O caso tramitava a passos lentos em primeira instância até julho de 2013 e quando estava prestes a ser concluído, Ezequias foi nomeado secretário especial, ganhando o direito de foro privilegiado, passando a ter o caso analisado diretamente pelo Tribunal de Justiça.
Debate jurídico
A discussão no tribunal se arrasta há anos e, depois de dois meses parado nas mãos do desembargador Carvílio da Silveira Filho, nesta segunda-feira (3) o processo retornou à pauta, em debate que levou duas horas. Houve pontos de divergência. Enquanto alguns magistrados defenderam a redução da pena, outros acataram o argumento do Ministério Público e queriam aumentar o tempo de condenação – o que evitaria a prescrição do caso – mas foram vencidos. Foi o caso dos desembargadores Fernando Prazeres e Ruy Cunha Sobrinho, que falaram sobre os efeitos morais da prescrição. Destacaram que o caso é “gravíssimo”, com consequências que afetam a imagem dos órgãos públicos e que a falta de uma punição efetiva depois de 11 anos praticando o crime era inapropriada.
Já Carvilio destacou que Ezequias mudou, que é um novo homem, que mais nada pesa contra ele e que, assim, a dose da pena seria desproporcional. “Houve um arrependimento real”, considerou.
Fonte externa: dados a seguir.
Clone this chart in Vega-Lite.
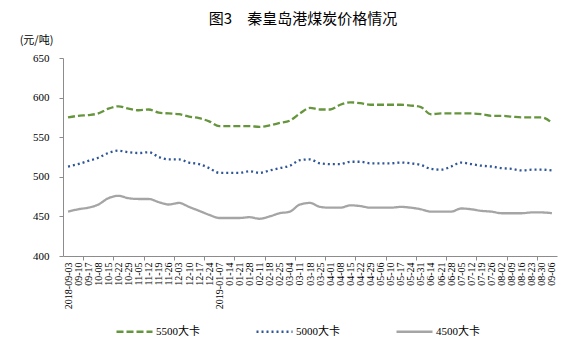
{
  "$schema": "https://vega.github.io/schema/vega-lite/v6.json",
  "width": 494,
  "height": 198,
  "autosize": {"type": "none"},
  "padding": {"left": 63, "top": 58, "right": 9, "bottom": 86},
  "background": "white",
  "title": {
    "text": "图3　秦皇岛港煤炭价格情况",
    "font": "Noto Sans CJK SC",
    "fontSize": 15,
    "fontWeight": "normal",
    "color": "#000000",
    "anchor": "middle",
    "frame": "group",
    "offset": 7,
    "dx": -7
  },
  "config": {"view": {"stroke": null}},
  "datasets": {
    "prices": [
      {"date": "2018-09-03", "series": "5500大卡", "price": 575},
      {"date": "09-10", "series": "5500大卡", "price": 577},
      {"date": "09-17", "series": "5500大卡", "price": 578},
      {"date": "10-08", "series": "5500大卡", "price": 580},
      {"date": "10-15", "series": "5500大卡", "price": 586},
      {"date": "10-22", "series": "5500大卡", "price": 589},
      {"date": "10-29", "series": "5500大卡", "price": 586},
      {"date": "11-05", "series": "5500大卡", "price": 584},
      {"date": "11-12", "series": "5500大卡", "price": 585},
      {"date": "11-19", "series": "5500大卡", "price": 581},
      {"date": "11-26", "series": "5500大卡", "price": 580},
      {"date": "12-03", "series": "5500大卡", "price": 579},
      {"date": "12-10", "series": "5500大卡", "price": 576},
      {"date": "12-17", "series": "5500大卡", "price": 574},
      {"date": "12-24", "series": "5500大卡", "price": 570},
      {"date": "2019-01-07", "series": "5500大卡", "price": 564},
      {"date": "01-14", "series": "5500大卡", "price": 564},
      {"date": "01-21", "series": "5500大卡", "price": 564},
      {"date": "01-28", "series": "5500大卡", "price": 564},
      {"date": "02-11", "series": "5500大卡", "price": 563},
      {"date": "02-18", "series": "5500大卡", "price": 565},
      {"date": "02-25", "series": "5500大卡", "price": 568},
      {"date": "03-04", "series": "5500大卡", "price": 571},
      {"date": "03-11", "series": "5500大卡", "price": 580},
      {"date": "03-18", "series": "5500大卡", "price": 587},
      {"date": "03-25", "series": "5500大卡", "price": 585},
      {"date": "04-01", "series": "5500大卡", "price": 585},
      {"date": "04-08", "series": "5500大卡", "price": 591},
      {"date": "04-15", "series": "5500大卡", "price": 594},
      {"date": "04-22", "series": "5500大卡", "price": 593},
      {"date": "04-29", "series": "5500大卡", "price": 591},
      {"date": "05-06", "series": "5500大卡", "price": 591},
      {"date": "05-10", "series": "5500大卡", "price": 591},
      {"date": "05-17", "series": "5500大卡", "price": 591},
      {"date": "05-24", "series": "5500大卡", "price": 590},
      {"date": "05-31", "series": "5500大卡", "price": 588},
      {"date": "06-14", "series": "5500大卡", "price": 579},
      {"date": "06-21", "series": "5500大卡", "price": 580},
      {"date": "06-28", "series": "5500大卡", "price": 580},
      {"date": "07-05", "series": "5500大卡", "price": 580},
      {"date": "07-12", "series": "5500大卡", "price": 580},
      {"date": "07-19", "series": "5500大卡", "price": 579},
      {"date": "07-26", "series": "5500大卡", "price": 577},
      {"date": "08-02", "series": "5500大卡", "price": 577},
      {"date": "08-09", "series": "5500大卡", "price": 576},
      {"date": "08-16", "series": "5500大卡", "price": 575},
      {"date": "08-23", "series": "5500大卡", "price": 575},
      {"date": "08-30", "series": "5500大卡", "price": 575},
      {"date": "09-06", "series": "5500大卡", "price": 568},
      {"date": "2018-09-03", "series": "5000大卡", "price": 513},
      {"date": "09-10", "series": "5000大卡", "price": 516},
      {"date": "09-17", "series": "5000大卡", "price": 520},
      {"date": "10-08", "series": "5000大卡", "price": 524},
      {"date": "10-15", "series": "5000大卡", "price": 530},
      {"date": "10-22", "series": "5000大卡", "price": 533},
      {"date": "10-29", "series": "5000大卡", "price": 531},
      {"date": "11-05", "series": "5000大卡", "price": 530},
      {"date": "11-12", "series": "5000大卡", "price": 531},
      {"date": "11-19", "series": "5000大卡", "price": 525},
      {"date": "11-26", "series": "5000大卡", "price": 522},
      {"date": "12-03", "series": "5000大卡", "price": 522},
      {"date": "12-10", "series": "5000大卡", "price": 518},
      {"date": "12-17", "series": "5000大卡", "price": 516},
      {"date": "12-24", "series": "5000大卡", "price": 511},
      {"date": "2019-01-07", "series": "5000大卡", "price": 505},
      {"date": "01-14", "series": "5000大卡", "price": 505},
      {"date": "01-21", "series": "5000大卡", "price": 505},
      {"date": "01-28", "series": "5000大卡", "price": 507},
      {"date": "02-11", "series": "5000大卡", "price": 505},
      {"date": "02-18", "series": "5000大卡", "price": 508},
      {"date": "02-25", "series": "5000大卡", "price": 511},
      {"date": "03-04", "series": "5000大卡", "price": 514},
      {"date": "03-11", "series": "5000大卡", "price": 521},
      {"date": "03-18", "series": "5000大卡", "price": 522},
      {"date": "03-25", "series": "5000大卡", "price": 517},
      {"date": "04-01", "series": "5000大卡", "price": 516},
      {"date": "04-08", "series": "5000大卡", "price": 516},
      {"date": "04-15", "series": "5000大卡", "price": 519},
      {"date": "04-22", "series": "5000大卡", "price": 519},
      {"date": "04-29", "series": "5000大卡", "price": 517},
      {"date": "05-06", "series": "5000大卡", "price": 517},
      {"date": "05-10", "series": "5000大卡", "price": 517},
      {"date": "05-17", "series": "5000大卡", "price": 518},
      {"date": "05-24", "series": "5000大卡", "price": 517},
      {"date": "05-31", "series": "5000大卡", "price": 515},
      {"date": "06-14", "series": "5000大卡", "price": 510},
      {"date": "06-21", "series": "5000大卡", "price": 509},
      {"date": "06-28", "series": "5000大卡", "price": 513},
      {"date": "07-05", "series": "5000大卡", "price": 518},
      {"date": "07-12", "series": "5000大卡", "price": 516},
      {"date": "07-19", "series": "5000大卡", "price": 514},
      {"date": "07-26", "series": "5000大卡", "price": 513},
      {"date": "08-02", "series": "5000大卡", "price": 511},
      {"date": "08-09", "series": "5000大卡", "price": 510},
      {"date": "08-16", "series": "5000大卡", "price": 508},
      {"date": "08-23", "series": "5000大卡", "price": 509},
      {"date": "08-30", "series": "5000大卡", "price": 509},
      {"date": "09-06", "series": "5000大卡", "price": 508},
      {"date": "2018-09-03", "series": "4500大卡", "price": 456},
      {"date": "09-10", "series": "4500大卡", "price": 459},
      {"date": "09-17", "series": "4500大卡", "price": 461},
      {"date": "10-08", "series": "4500大卡", "price": 465},
      {"date": "10-15", "series": "4500大卡", "price": 473},
      {"date": "10-22", "series": "4500大卡", "price": 476},
      {"date": "10-29", "series": "4500大卡", "price": 473},
      {"date": "11-05", "series": "4500大卡", "price": 472},
      {"date": "11-12", "series": "4500大卡", "price": 472},
      {"date": "11-19", "series": "4500大卡", "price": 468},
      {"date": "11-26", "series": "4500大卡", "price": 465},
      {"date": "12-03", "series": "4500大卡", "price": 467},
      {"date": "12-10", "series": "4500大卡", "price": 462},
      {"date": "12-17", "series": "4500大卡", "price": 457},
      {"date": "12-24", "series": "4500大卡", "price": 452},
      {"date": "2019-01-07", "series": "4500大卡", "price": 448},
      {"date": "01-14", "series": "4500大卡", "price": 448},
      {"date": "01-21", "series": "4500大卡", "price": 448},
      {"date": "01-28", "series": "4500大卡", "price": 449},
      {"date": "02-11", "series": "4500大卡", "price": 447},
      {"date": "02-18", "series": "4500大卡", "price": 450},
      {"date": "02-25", "series": "4500大卡", "price": 454},
      {"date": "03-04", "series": "4500大卡", "price": 456},
      {"date": "03-11", "series": "4500大卡", "price": 465},
      {"date": "03-18", "series": "4500大卡", "price": 467},
      {"date": "03-25", "series": "4500大卡", "price": 462},
      {"date": "04-01", "series": "4500大卡", "price": 461},
      {"date": "04-08", "series": "4500大卡", "price": 461},
      {"date": "04-15", "series": "4500大卡", "price": 464},
      {"date": "04-22", "series": "4500大卡", "price": 463},
      {"date": "04-29", "series": "4500大卡", "price": 461},
      {"date": "05-06", "series": "4500大卡", "price": 461},
      {"date": "05-10", "series": "4500大卡", "price": 461},
      {"date": "05-17", "series": "4500大卡", "price": 462},
      {"date": "05-24", "series": "4500大卡", "price": 461},
      {"date": "05-31", "series": "4500大卡", "price": 459},
      {"date": "06-14", "series": "4500大卡", "price": 456},
      {"date": "06-21", "series": "4500大卡", "price": 456},
      {"date": "06-28", "series": "4500大卡", "price": 456},
      {"date": "07-05", "series": "4500大卡", "price": 460},
      {"date": "07-12", "series": "4500大卡", "price": 459},
      {"date": "07-19", "series": "4500大卡", "price": 457},
      {"date": "07-26", "series": "4500大卡", "price": 456},
      {"date": "08-02", "series": "4500大卡", "price": 454},
      {"date": "08-09", "series": "4500大卡", "price": 454},
      {"date": "08-16", "series": "4500大卡", "price": 454},
      {"date": "08-23", "series": "4500大卡", "price": 455},
      {"date": "08-30", "series": "4500大卡", "price": 455},
      {"date": "09-06", "series": "4500大卡", "price": 454}
    ]
  },
  "data": {"name": "prices"},
  "mark": {"type": "line", "strokeWidth": 2.3, "interpolate": "monotone"},
  "encoding": {
    "x": {
      "field": "date",
      "type": "ordinal",
      "sort": null,
      "scale": {"type": "band", "paddingInner": 0, "paddingOuter": 0},
      "axis": {
        "title": null,
        "labelAngle": -90,
        "labelFont": "Liberation Serif",
        "labelFontSize": 10,
        "labelColor": "#000000",
        "labelPadding": 2,
        "domainColor": "#8c8c8c",
        "tickColor": "#8c8c8c",
        "tickSize": 4,
        "tickBand": "extent",
        "tickOpacity": {
          "condition": {
            "test": "indexof(['09-10','10-15','11-05','11-26','12-17','01-14','02-11','03-04','03-25','04-15','05-06','05-24','06-21','07-12','08-02','08-23'], datum.value) >= 0",
            "value": 1
          },
          "value": 0
        },
        "grid": false
      }
    },
    "y": {
      "field": "price",
      "type": "quantitative",
      "scale": {"domain": [400, 650], "nice": false, "zero": false},
      "axis": {
        "title": "(元/吨)",
        "titleAngle": 0,
        "titleX": -27,
        "titleY": -18,
        "titleAlign": "center",
        "titleBaseline": "middle",
        "titleFont": "Noto Sans CJK SC",
        "titleFontSize": 11,
        "titleFontWeight": "normal",
        "titleColor": "#000000",
        "values": [400, 450, 500, 550, 600, 650],
        "grid": false,
        "labelFont": "Liberation Serif",
        "labelFontSize": 11,
        "labelColor": "#000000",
        "labelPadding": 10,
        "domainColor": "#8c8c8c",
        "tickColor": "#8c8c8c",
        "tickSize": 4
      }
    },
    "color": {
      "field": "series",
      "type": "nominal",
      "scale": {"domain": ["5500大卡", "5000大卡", "4500大卡"], "range": ["#65953C", "#2E5597", "#A5A5A5"]},
      "legend": {
        "title": null,
        "orient": "none",
        "direction": "horizontal",
        "legendX": 52,
        "legendY": 254,
        "symbolType": "stroke",
        "symbolSize": 1296,
        "symbolStrokeWidth": 2.5,
        "labelFont": "Liberation Serif, Noto Sans CJK SC",
        "labelFontSize": 11,
        "labelColor": "#000000",
        "labelOffset": 2,
        "columnPadding": 51
      }
    },
    "strokeDash": {
      "field": "series",
      "type": "nominal",
      "scale": {"domain": ["5500大卡", "5000大卡", "4500大卡"], "range": [[7, 3], [2, 3], [1, 0]]},
      "legend": {
        "title": null,
        "orient": "none",
        "direction": "horizontal",
        "legendX": 52,
        "legendY": 254,
        "symbolType": "stroke",
        "symbolSize": 1296,
        "symbolStrokeWidth": 2.5,
        "labelFont": "Liberation Serif, Noto Sans CJK SC",
        "labelFontSize": 11,
        "labelColor": "#000000",
        "labelOffset": 2,
        "columnPadding": 51
      }
    }
  }
}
O fato de ele ter devolvido o dinheiro foi considerado um atenuante. Ao citar o risco de Ezequias perder o cargo como funcionário celetista na Sanepar, Miguel Kfouri Neto citou que “justiça criminal sem misericórdia não é justiça, é crueldade”. O desembargador Telmo Cherem, por exemplo, apesar de repreender a atitude de Ezequias, destacou que o sistema demorou tanto para analisar o caso que o Ministério Público e a Justiça deviam assumir a culpa pela condenação sem efeito. “O caso é emblemático, muito feio. Eu não o teria como meu secretário”, comentou.
Por 11 votos, venceu a tese do relator do caso, Luis Carlos Xavier, que considerou Ezequias culpado por peculato, com pedido de pena de seis anos e oito meses de prisão, a ser cumprida em regime semiaberto, com pagamento de 173 dias de multa e a perda de cargo público. Contudo, a pena-base ficou em quatro anos e como se passaram oito anos desde o recebimento da denúncia pelo Judiciário, a condenação passa a não ter efeito. Não haveria prescrição caso a pena-base fosse superior a quatro anos. Pela lei, os crimes de peculato são punidos com penas entre dois e 12 anos de prisão.